“El COVID-19 circula fluidamente en toda Europa, con mucho movimiento entre países”, dice el último informe del proyecto de código abierto Nextstrain, que pretende aprovechar “el potencial científico y para la salud pública” del análisis del genoma de patógenos.
En el caso del nuevo coronavirus, la comparación de genomas informa de su tráfico entre países y de cómo está mutando, algo esencial para saber si cambia su virulencia. Nada por ahora sugiere que esto esté ocurriendo. Tampoco se observan dos cepas, como se ha especulado en un trabajo ya desacreditado por expertos.
Nextstrain muestra el análisis de 512 genomas de pacientes de 33 países en cinco continentes, y la cifra crece día a día. Desde el pasado viernes España ya está en los mapas de Nextstrain de los movimientos del coronavirus, y no —desde luego— porque el virus no estuviera antes aquí, sino porque aún no había ninguna secuencia de pacientes españoles. Las primeras las ha incorporado el grupo de Fernando González, del Servicio de Secuenciación y Bioinformática y el grupo de investigación en Epidemiología Molecular de FISABIO, en Valencia.
El disponer ya de tantas secuencias “es un logro muy importante”, escriben los autores del último informe en Nextstrain sobre el COVID-19, del 13 de marzo. “La secuenciación de un virus desconocido de ARN en medio de una pandemia ha sido posible gracias al trabajo sacrificado y la cooperación para compartir datos de muchos científicos y médicos en todo el mundo”.
Los datos actuales “permiten hacer importantes inferencias acerca del brote del virus y monitorear su propagación en tiempo real”, señala el trabajo, cuyo último firmante es Tim Bradford, del instituto Fred Hutch en Seattle, EEUU.

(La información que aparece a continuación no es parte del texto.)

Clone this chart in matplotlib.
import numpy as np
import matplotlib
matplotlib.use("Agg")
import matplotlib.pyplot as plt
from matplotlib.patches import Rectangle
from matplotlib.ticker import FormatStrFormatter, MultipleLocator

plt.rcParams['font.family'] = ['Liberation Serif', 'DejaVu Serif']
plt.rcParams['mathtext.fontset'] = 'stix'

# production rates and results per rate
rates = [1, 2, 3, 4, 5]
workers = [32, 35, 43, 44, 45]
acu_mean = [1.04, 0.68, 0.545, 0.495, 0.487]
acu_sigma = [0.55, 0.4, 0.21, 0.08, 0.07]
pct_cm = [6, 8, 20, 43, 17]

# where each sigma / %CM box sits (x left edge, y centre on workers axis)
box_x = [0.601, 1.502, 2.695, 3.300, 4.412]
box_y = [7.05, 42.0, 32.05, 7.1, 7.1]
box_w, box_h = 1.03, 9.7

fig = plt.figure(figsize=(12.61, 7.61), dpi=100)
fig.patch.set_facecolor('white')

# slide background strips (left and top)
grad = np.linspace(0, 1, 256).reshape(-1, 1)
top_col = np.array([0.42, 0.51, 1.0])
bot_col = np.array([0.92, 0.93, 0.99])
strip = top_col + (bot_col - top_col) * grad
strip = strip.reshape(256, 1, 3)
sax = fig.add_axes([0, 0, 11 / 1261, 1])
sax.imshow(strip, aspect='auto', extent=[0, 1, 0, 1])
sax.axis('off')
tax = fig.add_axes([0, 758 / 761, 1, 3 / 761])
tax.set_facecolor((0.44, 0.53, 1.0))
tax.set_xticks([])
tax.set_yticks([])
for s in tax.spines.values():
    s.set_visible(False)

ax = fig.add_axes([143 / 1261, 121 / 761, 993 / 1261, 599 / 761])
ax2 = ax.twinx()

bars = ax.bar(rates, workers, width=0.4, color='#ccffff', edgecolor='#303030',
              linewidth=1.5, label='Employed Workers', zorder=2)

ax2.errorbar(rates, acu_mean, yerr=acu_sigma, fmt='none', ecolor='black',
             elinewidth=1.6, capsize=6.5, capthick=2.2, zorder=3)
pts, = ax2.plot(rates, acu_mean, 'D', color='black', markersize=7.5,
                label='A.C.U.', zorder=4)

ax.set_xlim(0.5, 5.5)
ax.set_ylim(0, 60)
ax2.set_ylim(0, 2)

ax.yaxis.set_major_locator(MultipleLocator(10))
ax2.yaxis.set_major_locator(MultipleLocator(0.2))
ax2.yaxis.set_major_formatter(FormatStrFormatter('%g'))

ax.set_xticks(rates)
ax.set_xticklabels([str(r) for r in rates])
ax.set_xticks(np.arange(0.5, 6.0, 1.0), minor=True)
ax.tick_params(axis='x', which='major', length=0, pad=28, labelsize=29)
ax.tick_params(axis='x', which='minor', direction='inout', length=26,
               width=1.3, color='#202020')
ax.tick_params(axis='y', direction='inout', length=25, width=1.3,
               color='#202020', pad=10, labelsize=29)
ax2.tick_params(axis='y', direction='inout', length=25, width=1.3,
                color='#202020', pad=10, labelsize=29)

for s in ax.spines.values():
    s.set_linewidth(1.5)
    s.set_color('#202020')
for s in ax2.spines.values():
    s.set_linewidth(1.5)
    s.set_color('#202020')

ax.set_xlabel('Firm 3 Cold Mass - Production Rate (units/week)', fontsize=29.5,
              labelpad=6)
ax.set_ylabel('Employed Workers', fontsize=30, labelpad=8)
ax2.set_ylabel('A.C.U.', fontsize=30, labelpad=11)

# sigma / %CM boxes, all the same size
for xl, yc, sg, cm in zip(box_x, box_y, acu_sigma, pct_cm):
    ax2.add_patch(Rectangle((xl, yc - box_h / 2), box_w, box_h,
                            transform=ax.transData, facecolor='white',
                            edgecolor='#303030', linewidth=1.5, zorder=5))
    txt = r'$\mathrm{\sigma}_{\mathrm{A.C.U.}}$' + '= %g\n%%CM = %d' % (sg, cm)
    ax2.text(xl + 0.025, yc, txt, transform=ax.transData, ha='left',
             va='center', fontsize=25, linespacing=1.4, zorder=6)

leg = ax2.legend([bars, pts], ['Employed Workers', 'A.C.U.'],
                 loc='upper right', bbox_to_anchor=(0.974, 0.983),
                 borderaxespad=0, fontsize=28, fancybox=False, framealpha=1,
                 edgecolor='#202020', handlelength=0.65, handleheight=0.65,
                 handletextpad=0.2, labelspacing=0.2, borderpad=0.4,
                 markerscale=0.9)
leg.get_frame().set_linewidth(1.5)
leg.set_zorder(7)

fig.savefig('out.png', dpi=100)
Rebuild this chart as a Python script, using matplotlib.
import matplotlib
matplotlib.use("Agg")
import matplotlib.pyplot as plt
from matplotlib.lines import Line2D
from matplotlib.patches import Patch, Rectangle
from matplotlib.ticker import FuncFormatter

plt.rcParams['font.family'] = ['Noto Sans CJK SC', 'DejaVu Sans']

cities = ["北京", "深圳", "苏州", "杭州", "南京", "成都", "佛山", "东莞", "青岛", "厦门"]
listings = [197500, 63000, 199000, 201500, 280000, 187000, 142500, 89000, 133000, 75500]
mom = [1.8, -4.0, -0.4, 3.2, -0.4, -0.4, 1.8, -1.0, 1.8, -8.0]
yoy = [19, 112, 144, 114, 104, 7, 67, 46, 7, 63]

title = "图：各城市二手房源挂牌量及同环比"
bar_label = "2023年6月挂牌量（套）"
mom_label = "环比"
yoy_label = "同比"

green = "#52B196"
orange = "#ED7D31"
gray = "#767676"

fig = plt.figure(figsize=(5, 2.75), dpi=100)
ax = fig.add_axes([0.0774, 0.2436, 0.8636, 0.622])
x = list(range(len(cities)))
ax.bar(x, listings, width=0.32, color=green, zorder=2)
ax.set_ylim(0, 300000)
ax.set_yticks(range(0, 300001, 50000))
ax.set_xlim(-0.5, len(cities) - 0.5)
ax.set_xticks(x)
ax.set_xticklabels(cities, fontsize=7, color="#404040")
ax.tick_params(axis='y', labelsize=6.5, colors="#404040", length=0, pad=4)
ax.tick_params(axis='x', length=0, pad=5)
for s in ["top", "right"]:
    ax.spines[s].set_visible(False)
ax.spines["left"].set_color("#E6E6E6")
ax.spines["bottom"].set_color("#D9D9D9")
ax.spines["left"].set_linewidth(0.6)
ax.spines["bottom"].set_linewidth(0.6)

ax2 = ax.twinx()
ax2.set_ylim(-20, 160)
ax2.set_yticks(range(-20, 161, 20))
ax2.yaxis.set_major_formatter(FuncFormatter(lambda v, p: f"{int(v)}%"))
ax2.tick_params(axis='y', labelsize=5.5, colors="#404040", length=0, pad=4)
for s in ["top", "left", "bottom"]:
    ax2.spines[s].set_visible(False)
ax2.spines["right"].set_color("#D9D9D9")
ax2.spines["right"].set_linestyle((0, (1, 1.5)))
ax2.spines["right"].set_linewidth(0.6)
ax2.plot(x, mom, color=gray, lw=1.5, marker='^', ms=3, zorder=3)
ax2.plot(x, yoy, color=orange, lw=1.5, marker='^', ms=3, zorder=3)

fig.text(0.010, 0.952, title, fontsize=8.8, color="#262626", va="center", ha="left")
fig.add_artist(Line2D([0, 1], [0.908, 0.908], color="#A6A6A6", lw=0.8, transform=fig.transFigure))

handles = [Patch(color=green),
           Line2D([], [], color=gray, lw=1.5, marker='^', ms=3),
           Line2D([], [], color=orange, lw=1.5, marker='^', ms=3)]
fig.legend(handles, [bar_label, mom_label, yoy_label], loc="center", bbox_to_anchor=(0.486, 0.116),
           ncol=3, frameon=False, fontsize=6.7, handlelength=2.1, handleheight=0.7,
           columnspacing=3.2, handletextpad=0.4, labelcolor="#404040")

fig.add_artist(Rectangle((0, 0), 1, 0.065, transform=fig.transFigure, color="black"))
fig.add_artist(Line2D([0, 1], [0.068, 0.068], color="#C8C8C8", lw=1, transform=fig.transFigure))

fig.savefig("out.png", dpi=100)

Pero también advierte que “estas conclusiones son limitadas en su representatividad a nivel mundial”. Es decir, que no se hable apenas de lo que ocurre en el hemisferio sur no implica que estén libres de virus sino que aún no hay secuencias de esos países.
Las llamadas a no interpretar los datos al primer golpe de vista no solo atañen al público en general. También los científicos, en su afán por avanzar rápido, llegan a conclusiones apresuradas.
A finales de febrero —cuenta un reciente reportaje en Science—, el propio Bedford comentó en redes sociales que un brote de Italia podría proceder de un paciente alemán, una conclusión que no apoyaban los datos. Las correcciones de expertos llegaron rápidamente, pero lectores no tan expertos ya habían exigido una disculpa a Alemania. Bedford admite en Science que “debí haber sido más cuidadoso con ese hilo de Twitter”.
También fue una mala interpretación de los datos lo que condujo a investigadores chinos a publicar el 3 de marzo un trabajo que concluía que circulaban ya dos variantes del SARS-CoV-2, de las que una era más virulenta. La respuesta de la comunidad fue rápida y dura: “Las conclusiones son claramente infundadas, aumentan el riesgo de difundir desinformación peligrosa en un momento crucial de la epidemia”, escribieron investigadores de la Universidad de Glasgow (Reino Unido).
La realidad es que, aunque más de 500 secuencias parecen muchas, es aún muy poco para sacar conclusiones firmes relativas a la dispersión del nuevo coronavirus. Se necesitan muchas más secuencias, que científicos en todo el mundo se afanan por conseguir.